> **TASK DETAILS**
Only the lines from the start of the data through the line containing "hlabel_y = [300, 87]" should be written out, exactly as they are, with both ends included and the pictures left out.

> **DATA EXCERPT**
☆ ☆ ☆ ☆ ☆ ☆ ☆
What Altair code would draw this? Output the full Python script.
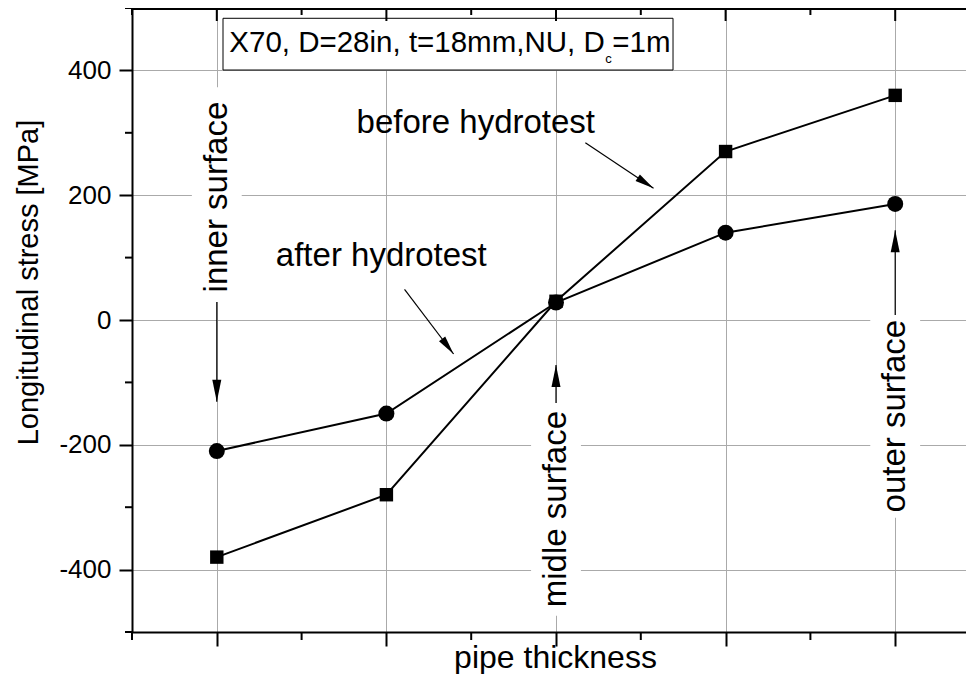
import altair as alt
import pandas as pd

# ---------------- data ----------------
positions = [1, 2, 3, 4, 5]
before_hydrotest = [-380, -280, 30, 270, 360]
after_hydrotest = [-210, -150, 28, 140, 186]

y_major = [-400, -200, 0, 200, 400]
y_minor = [-500, -300, -100, 100, 300, 500]
x_major = [1, 2, 3, 4, 5]
x_minor = [0.5, 1.5, 2.5, 3.5, 4.5, 5.5]

# vertical annotations
vlabels = ["inner surface", "midle surface", "outer surface"]
vlabel_x = [1, 3, 5]
vlabel_y = [197, -303, -154]
vbox_top = [373, -133, 8]
vbox_bottom = [29, -474, -317]
vbox_halfwidth = 0.147

# horizontal annotations
hlabels = ["before hydrotest", "after hydrotest"]
hlabel_x = [2.527, 1.970]
hlabel_y = [300, 87]

# arrows (start -> tip)
arrow_x = [1, 3, 5, 3.173, 2.107]
arrow_y = [29, -133, 8, 284, 49]
arrow_tip_x = [1, 3, 5, 3.575, 2.396]
arrow_tip_y = [-131, -72, 144, 211, -54.5]
arrow_angle = [180, 0, 0, 123.7, 142.9]
arrow_size = [1936, 1936, 1936, 1444, 1444]

# info box
box_x = [1.0366, 3.690]
box_y = [400.6, 483.5]
box_texts = ["X70, D=28in, t=18mm,NU, D", "c", "=1m"]
box_text_x = [1.0737, 3.2907, 3.3320]
box_text_y = [429.5, 411.9, 429.5]
box_text_size = [29.5, 13, 29.5]

# ---------------- layout ----------------
F = "Liberation Sans"
W, H = 834, 624
PX_PER_X = 169.6
xs = alt.Scale(domain=[0.5, 0.5 + W / PX_PER_X], nice=False, zero=False)
ys = alt.Scale(domain=[-500, 500], nice=False, zero=False)

x_axis = alt.Axis(values=x_major, labels=False, tickSize=14, tickWidth=2,
                  tickColor="black", domainColor="black", domainWidth=2,
                  grid=True, gridColor="#aaaaaa", gridWidth=1,
                  title="pipe thickness", titleFont=F, titleFontSize=32,
                  titleFontWeight="normal", titleColor="black",
                  titleX=423, titleY=35, titleAlign="center",
                  titleBaseline="alphabetic")
y_axis = alt.Axis(values=y_major, tickSize=13, tickWidth=2, tickColor="black",
                  domainColor="black", domainWidth=2,
                  grid=True, gridColor="#aaaaaa", gridWidth=1,
                  labelFont=F, labelFontSize=26, labelColor="black",
                  labelPadding=8, labelExpr="'' + datum.value",
                  title="Longitudinal stress [MPa]", titleFont=F,
                  titleFontSize=29, titleFontWeight="normal", titleColor="black",
                  titleAngle=270, titleX=-104, titleY=274,
                  titleAlign="center", titleBaseline="middle")


def X(field):
    return alt.X(field, type="quantitative", scale=xs, axis=x_axis)


def Y(field):
    return alt.Y(field, type="quantitative", scale=ys, axis=y_axis)


df_before = pd.DataFrame({"x": positions, "y": before_hydrotest})
df_after = pd.DataFrame({"x": positions, "y": after_hydrotest})

df_vbox = pd.DataFrame({
    "x": [v - vbox_halfwidth for v in vlabel_x],
    "x2": [v + vbox_halfwidth for v in vlabel_x],
    "y": vbox_bottom, "y2": vbox_top,
})
df_vtext = pd.DataFrame({"x": vlabel_x, "y": vlabel_y, "t": vlabels})
df_htext = pd.DataFrame({"x": hlabel_x, "y": hlabel_y, "t": hlabels})
df_arrow = pd.DataFrame({"x": arrow_x, "y": arrow_y, "x2": arrow_tip_x,
                         "y2": arrow_tip_y, "angle": arrow_angle,
                         "size": arrow_size})
df_box = pd.DataFrame({"x": [box_x[0]], "x2": [box_x[1]],
                       "y": [box_y[0]], "y2": [box_y[1]]})
df_btext = pd.DataFrame({"x": box_text_x, "y": box_text_y, "t": box_texts,
                         "s": box_text_size})
df_ymaj = pd.DataFrame({"y": y_major})
df_ymin = pd.DataFrame({"y": y_minor})
df_xmaj = pd.DataFrame({"x": x_major})
df_xmin = pd.DataFrame({"x": x_minor})

white_boxes = alt.Chart(df_vbox).mark_rect(fill="white", stroke=None).encode(
    x=X("x"), x2="x2", y=Y("y"), y2="y2")

line_before = alt.Chart(df_before).mark_line(color="black", strokeWidth=2).encode(
    x=X("x"), y=Y("y"))
line_after = alt.Chart(df_after).mark_line(color="black", strokeWidth=2).encode(
    x=X("x"), y=Y("y"))
pts_before = alt.Chart(df_before).mark_point(
    shape="square", filled=True, color="black", size=180, opacity=1).encode(
    x=X("x"), y=Y("y"))
pts_after = alt.Chart(df_after).mark_point(
    shape="circle", filled=True, color="black", size=256, opacity=1).encode(
    x=X("x"), y=Y("y"))

arrow_lines = alt.Chart(df_arrow).mark_rule(color="black", strokeWidth=1.2).encode(
    x=X("x"), y=Y("y"), x2="x2", y2="y2")
arrow_heads = alt.Chart(df_arrow).mark_point(
    shape="M0,0L-0.205,1L0.205,1Z", filled=True, color="black", opacity=1,
    strokeWidth=0).encode(
    x=X("x2"), y=Y("y2"),
    angle=alt.Angle("angle:Q", scale=None),
    size=alt.Size("size:Q", scale=None, legend=None))

vtext = alt.Chart(df_vtext).mark_text(
    angle=270, align="center", baseline="middle", font=F, fontSize=33,
    color="black").encode(x=X("x"), y=Y("y"), text="t:N")
htext = alt.Chart(df_htext).mark_text(
    align="center", baseline="alphabetic", font=F, fontSize=33,
    color="black").encode(x=X("x"), y=Y("y"), text="t:N")

info_box = alt.Chart(df_box).mark_rect(fill="white", stroke="black",
                                       strokeWidth=1).encode(
    x=X("x"), x2="x2", y=Y("y"), y2="y2")
info_text = alt.Chart(df_btext).mark_text(
    align="left", baseline="alphabetic", font=F, color="black").encode(
    x=X("x"), y=Y("y"), text="t:N",
    size=alt.Size("s:Q", scale=None, legend=None))

# frame / minor ticks
left_minor = alt.Chart(df_ymin).mark_rule(color="black", strokeWidth=2).encode(
    y=Y("y"), x=alt.value(-7), x2=alt.value(0))
bottom_minor = alt.Chart(df_xmin).mark_rule(color="black", strokeWidth=2).encode(
    x=X("x"), y=alt.value(H), y2=alt.value(H + 8))
top_line = alt.Chart(df_xmaj).mark_rule(color="black", strokeWidth=2).encode(
    x=alt.value(0), x2=alt.value(W), y=alt.value(1))
top_major = alt.Chart(df_xmaj).mark_rule(color="black", strokeWidth=2).encode(
    x=X("x"), y=alt.value(0), y2=alt.value(13))
top_minor = alt.Chart(df_xmin).mark_rule(color="black", strokeWidth=2).encode(
    x=X("x"), y=alt.value(0), y2=alt.value(7))

chart = alt.layer(
    white_boxes, line_before, line_after, pts_before, pts_after,
    arrow_lines, arrow_heads, vtext, htext, info_box, info_text,
    left_minor, bottom_minor, top_line, top_major, top_minor,
).properties(
    width=W, height=H,
    padding={"left": 124, "top": 0, "right": 0, "bottom": 42},
    autosize=alt.AutoSizeParams(type="none"),
).configure_view(stroke=None).configure(background="white")

chart.save("out.html", embed_options={"renderer": "svg", "actions": False})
☆ ☆ ☆ ☆ ☆ ☆ ☆
> **EXPECTED ANSWER**
What Altair code would draw this? Output the full Python script.
import altair as alt
import pandas as pd

# ---------------- data ----------------
positions = [1, 2, 3, 4, 5]
before_hydrotest = [-380, -280, 30, 270, 360]
after_hydrotest = [-210, -150, 28, 140, 186]

y_major = [-400, -200, 0, 200, 400]
y_minor = [-500, -300, -100, 100, 300, 500]
x_major = [1, 2, 3, 4, 5]
x_minor = [0.5, 1.5, 2.5, 3.5, 4.5, 5.5]

# vertical annotations
vlabels = ["inner surface", "midle surface", "outer surface"]
vlabel_x = [1, 3, 5]
vlabel_y = [197, -303, -154]
vbox_top = [373, -133, 8]
vbox_bottom = [29, -474, -317]
vbox_halfwidth = 0.147

# horizontal annotations
hlabels = ["before hydrotest", "after hydrotest"]
hlabel_x = [2.527, 1.970]
hlabel_y = [300, 87]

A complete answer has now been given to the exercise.